Um homem, de 56 anos, acusado de ter matado a companheira, de 43 anos, induzindo-a a beber ácido sulfúrico misturado com vinho branco, foi hoje condenado, no Tribunal de Aveiro, a 19 anos e nove meses de prisão.

Durante a leitura do acórdão, a juíza presidente disse que o tribunal de júri deu como provada “a essencialidade dos factos constantes da acusação”, concluindo que o arguido “agiu de forma deliberada no sentido de atentar contra a vida da sua companheira e assim conseguiu”.

A magistrada realçou o modo de execução do crime, adiantando que, de todos os meios insidiosos possíveis, o usado foi “particularmente pérfido e traiçoeiro”, e referiu que a motivação para agir foram sobretudo “questões essencialmente patrimoniais”, o que é demonstrativo de uma atuação egoísta e de desprezo pela vida humana.

O tribunal de júri, composto por três juízes profissionais e por quatro jurados, deu como provado que o arguido fez uma mistura de vinho com ácido das baterias, que contem ácido sulfúrico, e colocou-a no frigorífico para a vítima beber, tendo logo em seguida dispensado os funcionários.

Segundo a juíza, o tribunal chegou a esta conclusão com base em provas indiretas conjugadas entre si. “O tribunal entendeu que tem prova, ainda que indireta, mas suficientemente segura e lógica, para demonstrar que o senhor fez aquela mistura e a colocou posteriormente no frigorífico”, disse.

Neste ponto, a magistrada explicou que foram consideradas relevantes as declarações de um funcionário que viu o arguido junto ao armário, onde estava guardava o ácido, e que referiu que este surgiu depois com uma garrafa de vinho na mão, tendo referido: “Quando ela beber isto até estala”.

A juíza referiu ainda que a relação entre o arguido e a vítima era pautada por conflitos permanente e palavras muito duras trocadas entre ambos, afastando a versão do arguido de que tinha uma relação magnífica com a vítima, que era apenas ensombrada por um problema de álcool.

“Não foi isso que ficou aqui patente todas as testemunhas disseram o contrário. Esta relação estava muito longe de ser magnífica. Era uma relação profundamente disfuncional em que o senhor assumia uma posição de controlo e controlava, usando a seu favor, uma dependência que é uma doença”, disse.

A magistrada disse ainda que o tribunal não teve em conta a versão apresentada pelo arguido de que a morte da companheira teria sido um suicídio, adiantando não haver evidências dessa circunstância.

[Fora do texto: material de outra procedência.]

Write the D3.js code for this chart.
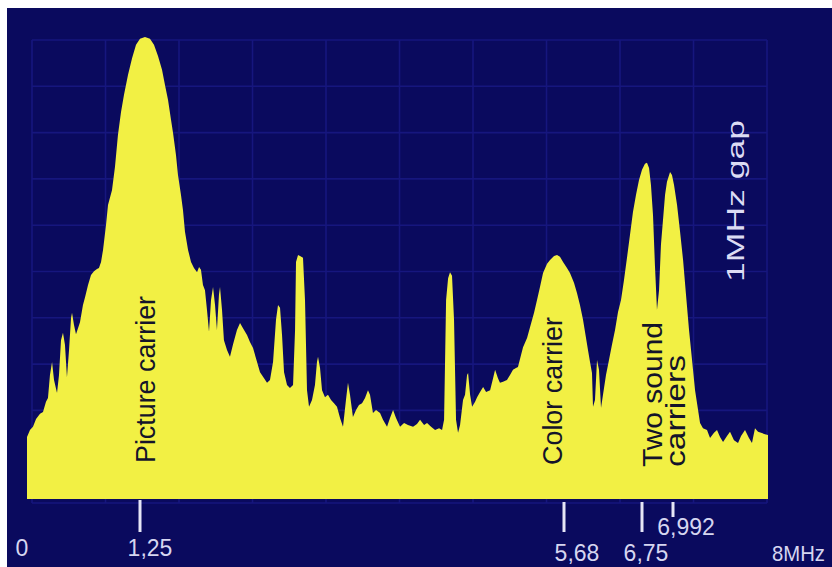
<!DOCTYPE html>
<html><head><meta charset="utf-8">
<script src="https://cdn.jsdelivr.net/npm/d3@7/dist/d3.min.js"></script>
<style>html,body{margin:0;padding:0;background:#fff;}svg{display:block;}</style>
</head><body>
<svg id="c" width="832" height="567"></svg>
<script>
// ---- data ----
const freqMHz = [0.000,0.033,0.066,0.100,0.144,0.177,0.210,0.232,0.254,0.277,0.299,0.332,0.354,0.376,0.398,0.420,0.442,0.465,0.487,0.498,0.520,0.542,0.564,0.586,0.619,0.642,0.675,0.708,0.741,0.774,0.796,0.819,0.841,0.874,0.896,0.940,0.973,1.006,1.040,1.073,1.117,1.162,1.206,1.250,1.302,1.354,1.396,1.438,1.480,1.511,1.543,1.574,1.595,1.626,1.647,1.678,1.699,1.720,1.752,1.783,1.814,1.846,1.867,1.887,1.908,1.929,1.950,1.971,1.992,2.013,2.034,2.054,2.075,2.086,2.107,2.127,2.159,2.190,2.221,2.263,2.295,2.326,2.368,2.399,2.431,2.473,2.504,2.546,2.577,2.608,2.640,2.671,2.692,2.713,2.734,2.755,2.786,2.817,2.849,2.870,2.880,2.901,2.922,2.953,2.974,2.995,3.016,3.047,3.078,3.099,3.110,3.131,3.152,3.183,3.214,3.246,3.277,3.308,3.340,3.371,3.402,3.423,3.444,3.475,3.507,3.538,3.570,3.601,3.632,3.653,3.684,3.716,3.758,3.789,3.831,3.862,3.894,3.925,3.967,4.009,4.050,4.103,4.144,4.176,4.218,4.249,4.291,4.333,4.375,4.406,4.427,4.448,4.469,4.489,4.510,4.531,4.552,4.573,4.594,4.625,4.646,4.667,4.678,4.699,4.720,4.751,4.772,4.803,4.835,4.866,4.908,4.939,4.960,4.990,5.011,5.043,5.084,5.116,5.147,5.178,5.199,5.231,5.252,5.294,5.325,5.367,5.398,5.429,5.461,5.503,5.534,5.576,5.607,5.638,5.670,5.721,5.762,5.817,5.858,5.899,5.941,5.982,6.009,6.037,6.064,6.078,6.105,6.133,6.160,6.188,6.215,6.256,6.297,6.338,6.380,6.421,6.462,6.503,6.544,6.585,6.626,6.668,6.709,6.750,6.773,6.789,6.805,6.820,6.836,6.851,6.867,6.883,6.898,6.914,6.930,6.945,6.969,6.984,7.003,7.035,7.067,7.099,7.130,7.162,7.194,7.226,7.258,7.279,7.310,7.353,7.385,7.427,7.459,7.491,7.523,7.565,7.597,7.639,7.682,7.714,7.756,7.798,7.830,7.862,7.894,7.926,7.968,8.000];
const level = [13.4,14.9,15.6,17.3,18.4,18.8,21.0,21.8,26.8,29.6,25.7,22.9,26.8,34.3,35.9,33.3,26.3,32.2,39.1,40.2,37.6,35.6,36.9,38.2,41.9,43.6,46.2,48.4,49.2,49.7,49.9,51.2,53.8,59.2,63.5,66.7,71.7,78.6,83.6,87.3,91.6,95.2,98.1,99.4,99.8,99.4,98.1,95.7,92.7,89.4,86.2,81.9,79.1,74.3,70.0,65.7,62.4,57.7,53.8,51.2,49.9,49.0,50.1,49.5,46.2,45.1,40.8,36.1,43.0,45.8,41.9,36.5,44.1,45.8,40.8,34.3,32.2,30.7,33.3,36.5,38.0,36.9,35.4,33.9,32.6,29.6,27.4,26.1,25.1,25.7,29.6,38.7,41.9,41.3,35.4,27.4,24.6,24.0,24.6,36.5,51.2,52.7,52.5,52.1,43.0,23.5,19.9,21.4,24.6,29.6,30.7,28.3,23.5,22.0,22.5,21.4,20.7,19.9,17.5,15.6,21.4,25.1,22.5,17.7,19.2,20.3,20.7,21.8,23.5,22.5,18.6,19.2,18.6,17.1,15.6,17.5,19.2,17.5,15.6,16.4,16.0,15.6,16.2,17.1,16.0,16.4,15.6,14.9,15.3,14.9,17.1,43.0,47.7,49.0,48.2,38.7,17.1,14.3,16.0,21.4,22.5,26.8,27.2,22.5,19.9,21.0,22.0,23.1,24.2,23.1,23.5,26.1,27.9,26.1,25.1,25.3,25.7,26.8,27.9,28.3,28.5,31.1,32.8,34.8,37.1,40.2,43.0,45.8,48.8,50.8,51.6,52.5,52.7,52.3,51.2,49.9,48.8,46.7,44.5,41.9,38.7,34.8,32.2,29.6,27.2,19.9,21.4,30.0,27.9,19.7,22.5,26.8,30.0,33.3,36.5,40.4,43.0,47.3,52.1,57.0,62.0,65.7,68.9,71.1,72.4,72.6,71.5,67.8,61.3,50.5,40.8,45.1,54.9,60.3,65.7,68.5,70.6,70.0,67.8,63.5,57.7,51.6,44.1,36.5,30.0,23.5,19.2,16.4,15.3,14.9,13.2,14.3,14.9,13.4,12.3,13.6,14.5,12.7,12.1,13.6,14.9,13.2,12.1,15.3,14.5,14.3,14.0,13.8];
const tickValues = [1.25, 5.68, 6.75, 6.992];
const tickLabels = ["1,25", "5,68", "6,75", "6,992"];
const endValues = [0, 8];
const endLabels = ["0", "8MHz"];
const carrierFreqs = [1.25, 5.68, 6.75, 6.75];
const carrierNames = ["Picture carrier", "Color carrier", "Two sound", "carriers"];
const gapNote = "1MHz gap";

// ---- layout ----
const W = 832, H = 567;
const FONT = "'Liberation Sans', Arial, Helvetica, sans-serif";
const svg = d3.select("#c");
const x = d3.scaleLinear().domain([0, 1.25, 5.68, 6.75, 6.992, 8]).range([27, 140, 564, 642, 673, 768]);
const y = d3.scaleLinear().domain([0, 100]).range([499, 36]);
const gx = d3.scaleLinear().domain([0, 10]).range([32, 767]);
const gy = d3.scaleLinear().domain([0, 10]).range([40, 503]);

// screen background
svg.append("rect").attr("x", 7).attr("y", 8).attr("width", W - 7).attr("height", H - 8).attr("fill", "#0a0a5e");

// graticule
const grid = svg.append("g").attr("stroke", "#16167e").attr("stroke-width", 1.6);
grid.selectAll("line.v").data(d3.range(0, 11)).join("line").attr("class", "v")
  .attr("x1", d => gx(d)).attr("x2", d => gx(d)).attr("y1", gy(0)).attr("y2", gy(10));
grid.selectAll("line.h").data(d3.range(0, 11)).join("line").attr("class", "h")
  .attr("y1", d => gy(d)).attr("y2", d => gy(d)).attr("x1", gx(0)).attr("x2", gx(10));

// spectrum
const pts = freqMHz.map((f, i) => [f, level[i]]);
const area = d3.area().x(d => x(d[0])).y0(y(0)).y1(d => y(d[1])).curve(d3.curveLinear);
svg.append("path").datum(pts).attr("d", area).attr("fill", "#f2f044");

// carrier annotations (rotated, dark)
const annOffsets = [{dx: 15, by: 463, len: 167}, {dx: -2, by: 465, len: 148}, {dx: 20, by: 467, len: 145}, {dx: 43, by: 467, len: 112}];
carrierNames.forEach((t, i) => {
  const o = annOffsets[i];
  svg.append("text")
    .attr("transform", `translate(${x(carrierFreqs[i]) + o.dx},${o.by}) rotate(-90)`)
    .attr("font-family", FONT).attr("font-size", 27).attr("fill", "#14142a")
    .attr("textLength", o.len).attr("lengthAdjust", "spacingAndGlyphs")
    .text(t);
});

// gap note
svg.append("text")
  .attr("transform", `translate(744,282) rotate(-90)`)
  .attr("font-family", FONT).attr("font-size", 23).attr("fill", "#dcdcf4")
  .attr("textLength", 162).attr("lengthAdjust", "spacingAndGlyphs")
  .text(gapNote);

// axis ticks
const tickLen = [32, 30, 30, 15];
const tickTop = [500, 502, 502, 502];
svg.selectAll("line.tick").data(tickValues).join("line").attr("class", "tick")
  .attr("x1", d => x(d)).attr("x2", d => x(d))
  .attr("y1", (d, i) => tickTop[i]).attr("y2", (d, i) => tickTop[i] + tickLen[i])
  .attr("stroke", "#e6e6f6").attr("stroke-width", 3);

const labDx = [10, 13, 4, 13];
const labY = [556, 561, 561, 535];
svg.selectAll("text.tl").data(tickValues).join("text").attr("class", "tl")
  .attr("x", (d, i) => x(d) + labDx[i]).attr("y", (d, i) => labY[i])
  .attr("text-anchor", "middle").attr("font-family", FONT).attr("font-size", 23).attr("fill", "#d6d6f0")
  .text((d, i) => tickLabels[i]);

// axis ends
svg.append("text").attr("x", x(endValues[0]) - 5).attr("y", 556).attr("text-anchor", "middle")
  .attr("font-family", FONT).attr("font-size", 23).attr("fill", "#d6d6f0").text(endLabels[0]);
svg.append("text").attr("x", x(endValues[1]) + 4).attr("y", 561).attr("text-anchor", "start")
  .attr("font-family", FONT).attr("font-size", 22).attr("fill", "#d6d6f0")
  .attr("textLength", 53).attr("lengthAdjust", "spacingAndGlyphs").text(endLabels[1]);
</script>
</body></html>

O arguido negou também a existência de um conflito com a vítima, relativamente à instalação de uma nova sociedade, mas a juíza assinalou que isso foi contrariado por todas as testemunhas que foram ouvidas, incluindo os seus funcionários.

O arguido foi, assim, condenado a 19 anos e nove meses de prisão, por um crime de homicídio na sua forma qualificada, por ter atentado contra a vida da sua companheira e por ter usado um meio particularmente insidioso, tendo sido absolvido de um crime de omissão de auxílio.

Além da pena de prisão, o arguido, que se encontra em prisão domiciliária, foi condenando a pagar uma indemnização de 190 mil euros a distribuir pelos três filhos da vítima.

Durante o julgamento, o arguido negou a acusação, alegando que a mulher lhe confessou que “tinha bebido água das baterias a chorar” e referiu que tentou transportá-la para o Hospital mas esta acabou por perder os sentidos e ligou ao Instituto Nacional de Emergência Médica a pedir uma ambulância.

O arguido disse ainda que a mulher tinha problemas de consumo excessivo de álcool, negando a existência de violência doméstica. “Ela chamou várias vezes a GNR, mas era por causa do vinho. Ela ficava descontrolada e não sabia o que fazia”, afirmou.

Segundo a acusação do Ministério Público (MP), os factos ocorreram a 27 de maio de 2022, na residência onde o casal vivia, em Águeda, após uma discussão relacionada com a mudança da sede da empresa para um imóvel que a ofendida tinha herdado, o que não era do seu agrado.

A acusação o arguido referia que o arguido pegou em ácido sulfúrico que tinha adquirido para “reanimar” baterias dos camiões e despejou uma parte numa garrafa que já se encontrava aberta e com algum vinho branco já consumido, colocando depois a garrafa no frigorífico.

Ao final da tarde, a mulher dirigiu-se ao frigorífico e ingeriu o líquido que se encontrava no interior da garrafa, o que lhe provocou graves queimaduras na língua, faringe, esófago, traqueia, diafragma estômago e intestinos.

Quando regressou a casa, o arguido encontrou a mulher “mal disposta” e a vomitar sangue, mas só ao fim de cerca de três horas é que decidiu chamar o 112. A mulher foi transportada para o Hospital de Águeda onde acabou por morrer.